Unless you’ve been living under a rock for the past year, you already know what LLMs are. If you do happen to be one of the lucky few unaware of the current hype around these things, I’ll go through it real quick.
A large language model (or LLM) is a statistical model capable of “predicting” a subsequent word or letter, given a body of text. Essentially, it is a computer program capable of filling in the blank. If you let it predict the next word, then feed the result back in, you can get some pretty human-looking text.
I hold a lot of skepticism on the practical applications of LLMs as a tool. As a blanket rule, I never use LLMs or any similar technology in my education.
I know some people ask LLMs questions like “explain the fundamental theorem of calculus to me like I’m five.” While they may get good results for questions, I do not want to lean on them as a crutch. College is not only an opportunity to learn the raw material, but also an opportunity to learn how to learn. If we know anything about LLMs, it’s that its ability to answer complex questions break down as you move to more specialized classes.
Which is all to say: I did not investigate this with the intention of using it as a tool, I just wanted to play around.
I use arch, btw. While I enjoy the level of control it provides, I don’t think it’s for everybody. This is partly because some things are quite difficult to set up.
For example, GPU support is limited and finicky, especially if you run an Intel Arc card, like I do. While it works perfectly for some apps, like blender, it doesn’t work so well for other things. My card only has 3 GB of VRAM, so it wouldn’t be able to fit most models anyway.
So when I took on the task of running an LLM on my local machine, I started at looking at CPU-only solutions.
Initially, I tried to raw-dog llama.cpp. That worked but only so. The command-line interface left a lot to be desired, and the process of downloading and loading various models was tedious and confusing.

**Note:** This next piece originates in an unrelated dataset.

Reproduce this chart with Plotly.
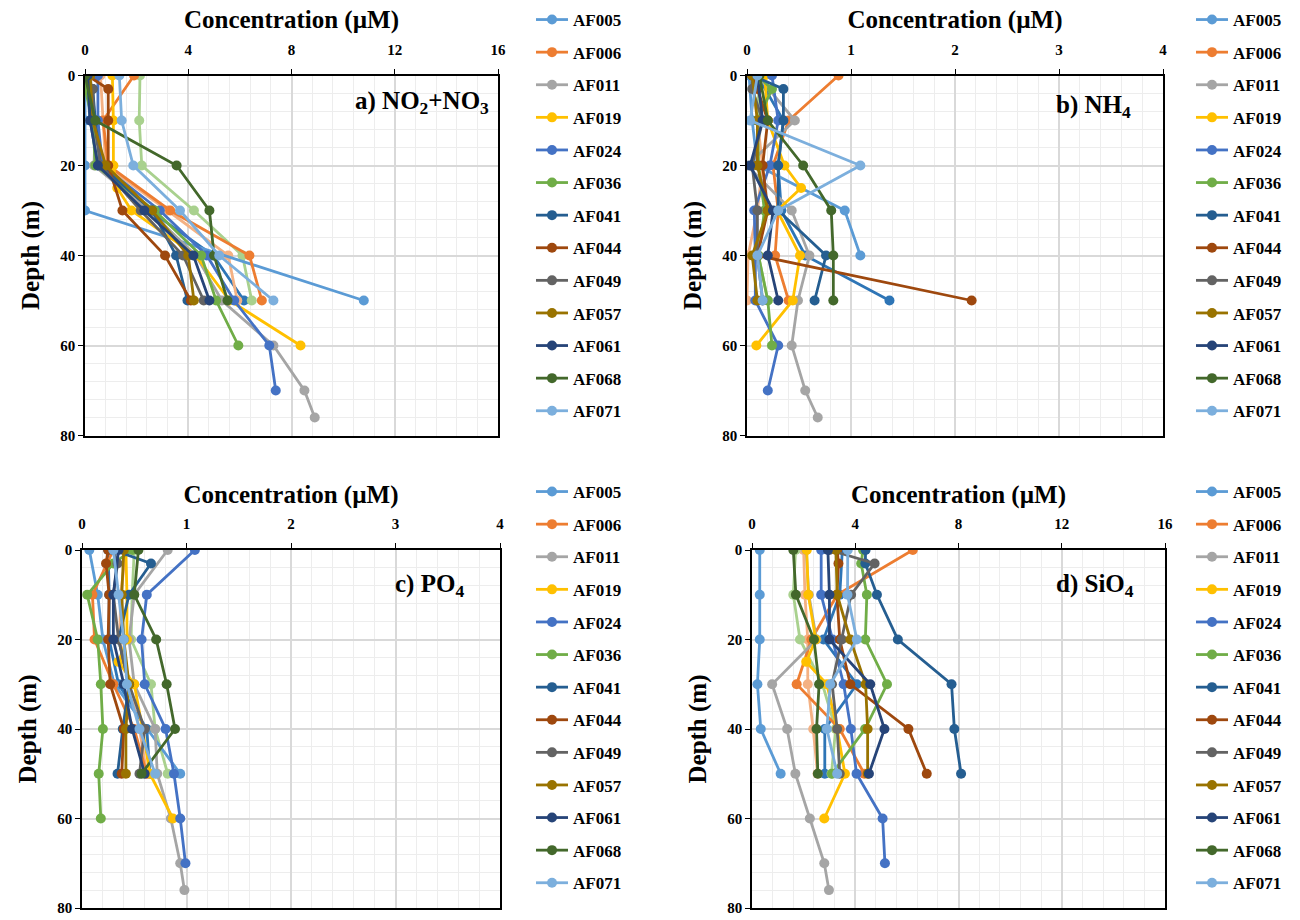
import plotly.graph_objects as go

# ---------------- data ----------------
SERIES = ["AF005", "AF006", "AF011", "AF019", "AF024", "AF036", "AF041",
          "AF044", "AF049", "AF057", "AF061", "AF068", "AF071"]
EXTRA = ["extra_1", "extra_2", "extra_3"]   # plotted, not listed in legend

COLORS = ["#5B9BD5", "#ED7D31", "#A5A5A5", "#FFC000", "#4472C4", "#70AD47", "#255E91",
          "#9E480E", "#636363", "#997300", "#264478", "#43682B", "#7CAFDD"]
EXTRA_COLORS = ["#2E75B6", "#F4B183", "#A9D18E"]

D6 = [0, 10, 20, 30, 40, 50]
D7 = [0, 3, 10, 20, 30, 40, 50]
D_AF011 = [0, 10, 20, 30, 40, 50, 60, 70, 76]
D_AF019 = [0, 10, 20, 25, 30, 40, 50, 60]
D_AF024 = [0, 10, 20, 30, 40, 50, 60, 70]
D_AF036 = [0, 3, 10, 20, 30, 40, 50, 60]

DEPTHS = [D6, D6, D_AF011, D_AF019, D_AF024, D_AF036, D7, D7, D7, D6, D6, D6, D6,
          D6, D6, D6]

NO3 = [
    [0.0, 0.0, 0.0, 0.0, None, 10.8],
    [1.9, 0.7, 0.9, 3.3, 6.37, 6.85],
    [0.2, 0.4, 0.35, 2.48, 4.3, 5.3, 7.3, 8.5, 8.9],
    [1.06, 1.1, 1.1, 1.25, 1.8, 4.29, 5.6, 8.35],
    [0.5, 0.5, 0.68, 2.9, 4.72, 5.78, 7.14, 7.39],
    [0.05, 0.0, 0.3, 0.4, 2.7, 4.5, 5.08, 5.94],
    [0.05, 0.3, 0.4, 0.6, 2.6, 3.53, 3.97],
    [0.1, 0.9, 0.9, 0.9, 1.45, 3.1, 4.1],
    [0.1, 0.3, 0.35, 0.6, 2.16, 3.8, 4.6],
    [0.2, 0.3, 0.8, 2.6, 4.0, 4.22],
    [0.1, 0.2, 0.5, 2.3, 4.2, 4.82],
    [0.0, 0.4, 3.55, 4.82, 5.0, 5.52],
    [1.33, 1.42, 1.87, 3.68, 5.2, 7.3],
    [0.05, 0.2, 0.5, 2.5, 4.97, 6.16],
    [0.6, 0.7, 0.8, 3.2, 5.55, 5.9],
    [2.13, 2.1, 2.2, 4.22, 6.1, 6.46],
]

NH4 = [
    [0.02, 0.05, 0.1, 0.94, 1.09, None],
    [0.88, 0.4, 0.25, 0.3, 0.27, 0.4],
    [0.1, 0.46, 0.0, 0.43, 0.6, 0.49, 0.43, 0.56, 0.68],
    [0.17, 0.2, 0.36, 0.52, 0.29, 0.51, 0.44, 0.09],
    [0.24, 0.3, 0.22, 0.07, 0.08, 0.08, 0.3, 0.2],
    [0.1, 0.24, 0.1, 0.11, 0.17, 0.11, 0.2, 0.24],
    [0.05, 0.35, 0.35, 0.3, 0.3, 0.76, 0.65],
    [0.05, 0.1, 0.2, 0.15, 0.2, 0.1, 2.16],
    [0.05, 0.05, 0.15, 0.05, 0.1, 0.1, 0.15],
    [0.05, 0.1, 0.1, 0.2, 0.05, 0.1],
    [0.1, 0.15, 0.03, 0.25, 0.2, 0.3],
    [0.12, 0.2, 0.54, 0.81, 0.83, 0.83],
    [0.1, 0.03, 1.09, 0.3, 0.1, 0.15],
    [0.1, 0.35, 0.3, 0.33, 0.56, 1.37],
    [0.05, 0.1, 0.15, 0.1, 0.01, 0.0],
    [0.12, 0.1, 0.11, 0.17, 0.11, 0.2],
]

PO4 = [
    [0.07, 0.15, 0.2, 0.31, None, 0.94],
    [0.3, 0.1, 0.12, 0.3, 0.5, 0.62],
    [0.82, 0.5, 0.45, 0.5, 0.7, 0.72, 0.85, 0.94, 0.98],
    [0.42, 0.43, 0.43, 0.35, 0.5, 0.58, 0.65, 0.87],
    [1.08, 0.62, 0.57, 0.6, 0.8, 0.88, 0.94, 0.99],
    [0.48, 0.3, 0.05, 0.15, 0.18, 0.2, 0.16, 0.18],
    [0.3, 0.66, 0.45, 0.35, 0.45, 0.39, 0.34],
    [0.25, 0.23, 0.26, 0.25, 0.27, 0.4, 0.38],
    [0.3, 0.34, 0.3, 0.35, 0.45, 0.6, 0.55],
    [0.4, 0.38, 0.4, 0.45, 0.42, 0.42],
    [0.35, 0.3, 0.3, 0.4, 0.48, 0.6],
    [0.54, 0.5, 0.71, 0.81, 0.89, 0.57],
    [0.3, 0.35, 0.4, 0.43, 0.55, 0.7],
    [0.25, 0.26, 0.26, 0.35, 0.62, 0.65],
    [0.42, 0.37, 0.36, 0.45, 0.55, 0.62],
    [0.5, 0.48, 0.47, 0.66, 0.7, 0.82],
]

SIO4 = [
    [0.3, 0.3, 0.3, 0.21, 0.34, 1.11],
    [6.23, 3.3, 2.3, 1.73, 3.4, 4.35],
    [2.1, 2.2, 2.5, 0.78, 1.36, 1.68, 2.24, 2.8, 2.98],
    [2.12, 2.18, 2.47, 2.1, 2.9, 3.3, 3.6, 2.8],
    [2.68, 2.68, 3.12, 3.55, 3.83, 4.05, 5.06, 5.15],
    [4.3, 4.23, 4.45, 4.39, 5.23, 4.38, 3.1, None],
    [4.4, 4.39, 4.84, 5.65, 7.73, 7.84, 8.1],
    [3.3, 3.35, 3.29, 3.4, 3.81, 6.06, 6.77],
    [3.0, 4.75, 3.84, 3.48, 3.1, 3.3, 3.4],
    [3.25, 3.3, 3.81, 4.4, 4.48, 4.48],
    [2.94, 3.0, 3.0, 4.58, 5.13, 4.53],
    [1.6, 1.7, 2.4, 2.6, 2.5, 2.55],
    [3.71, 3.7, 4.06, 3.03, 2.9, 3.3],
    [3.5, 3.4, 2.77, 4.06, 2.82, 2.82],
    [2.0, 2.05, 2.16, 2.16, 2.37, 2.54],
    [1.69, 1.6, 1.86, 2.73, 3.24, 3.08],
]

PANEL_LABELS = ["a) NO<sub>2</sub>+NO<sub>3</sub>", "b) NH<sub>4</sub>",
                "c) PO<sub>4</sub>", "d) SiO<sub>4</sub>"]
X_MAX = [16, 4, 4, 16]
X_DTICK = [4, 1, 1, 4]
X_TITLE = "Concentration (µM)"
Y_TITLE = "Depth (m)"

# ---------------- figure ----------------
W, H = 1300, 920
SERIF = "Liberation Serif, Times New Roman, serif"

ALL_NAMES = SERIES + EXTRA
ALL_COLORS = COLORS + EXTRA_COLORS
DATASETS = [NO3, NH4, PO4, SIO4]

# plot-area boxes in pixels: (left, right, top, bottom)
BOXES = [(85, 498, 75.5, 435.5), (747, 1163, 75.5, 435.5),
         (82, 500, 550, 908), (752, 1165, 550, 908)]
LEGEND_POS = [(531, 2), (1191, 2), (531, 474), (1191, 474)]
LABEL_POS = [(491, 103), (1133, 106), (466, 585), (1136, 585)]

fig = go.Figure()
# draw the unlisted series first, then the legend series on top
order = list(range(13, 16)) + list(range(13))
for p, data in enumerate(DATASETS):
    ax = "" if p == 0 else str(p + 1)
    leg = "legend" if p == 0 else f"legend{p + 1}"
    for i in order:
        fig.add_trace(go.Scatter(
            x=data[i], y=DEPTHS[i], mode="lines+markers", name=ALL_NAMES[i],
            line=dict(color=ALL_COLORS[i], width=2.8),
            marker=dict(color=ALL_COLORS[i], size=10),
            connectgaps=True, xaxis="x" + ax, yaxis="y" + ax,
            legend=leg, legendgroup=f"{p}_{ALL_NAMES[i]}",
            legendrank=i, showlegend=i < 13,
        ))

layout = dict(width=W, height=H, margin=dict(l=0, r=0, t=0, b=0, autoexpand=False),
              paper_bgcolor="white", plot_bgcolor="white",
              font=dict(family=SERIF, color="black"))

tickfont = dict(family=SERIF, size=15, color="black", weight="bold")
titlefont = dict(family=SERIF, size=25, color="black", weight="bold")

for p in range(4):
    ax = "" if p == 0 else str(p + 1)
    l, r, t, b = BOXES[p]
    layout["xaxis" + ax] = dict(
        domain=[l / W, r / W], anchor="y" + ax, side="top", automargin=False,
        range=[0, X_MAX[p]], dtick=X_DTICK[p], tick0=0,
        showgrid=True, gridcolor="#D9D9D9", gridwidth=1.5,
        minor=dict(dtick=X_DTICK[p] / 5, showgrid=True, gridcolor="#EDEDED", gridwidth=1.3),
        showline=True, linecolor="black", linewidth=1.5, mirror=True,
        ticks="outside", ticklen=5, tickcolor="black", zeroline=False,
        ticklabelstandoff=8,
        tickfont=tickfont, title=dict(text=X_TITLE, font=titlefont, standoff=6),
    )
    layout["yaxis" + ax] = dict(
        domain=[1 - b / H, 1 - t / H], anchor="x" + ax, automargin=False,
        range=[80, 0], dtick=20, tick0=0,
        showgrid=True, gridcolor="#D9D9D9", gridwidth=1.5,
        minor=dict(dtick=4, showgrid=True, gridcolor="#EDEDED", gridwidth=1.3),
        showline=True, linecolor="black", linewidth=1.5, mirror=True,
        ticks="outside", ticklen=5, tickcolor="black", zeroline=False,
        tickfont=tickfont, title=dict(text=Y_TITLE, font=titlefont, standoff=14),
    )
    lx, ly = LEGEND_POS[p]
    layout["legend" if p == 0 else f"legend{p + 1}"] = dict(
        x=lx / W, y=1 - ly / H, xanchor="left", yanchor="top",
        font=dict(family=SERIF, size=17, color="black", weight="bold"),
        itemwidth=32, tracegroupgap=7.5, bgcolor="rgba(0,0,0,0)",
        traceorder="grouped",
    )

annotations = []
for p in range(4):
    x, y = LABEL_POS[p]
    annotations.append(dict(
        text=PANEL_LABELS[p], xref="paper", yref="paper", x=x / W, y=1 - y / H,
        xanchor="right", yanchor="middle", showarrow=False,
        font=dict(family=SERIF, size=25, color="black", weight="bold"),
    ))
layout["annotations"] = annotations

fig.update_layout(**layout)
fig.write_html("out.html", config={"displayModeBar": False},
               post_script="document.body.style.margin='0';document.body.style.padding='0';")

That’s when I discovered Ollama. Installing it was as easy as running:
sudo pacman -S ollama
To avoid wasting resources on multiple instances of each model, Ollama uses a server architecture. You can start the server by running
ollama serve
Then, you can download an start chatting with a model with:
ollama run llama2
# Or:
ollama run mistral
That’s it! It really is that simple.
Again, you might have no reason to do any of this. Especially if you are happy with the privacy nightmare that is OpenAI, Google or Anthropic, or if you already have a system that works for you.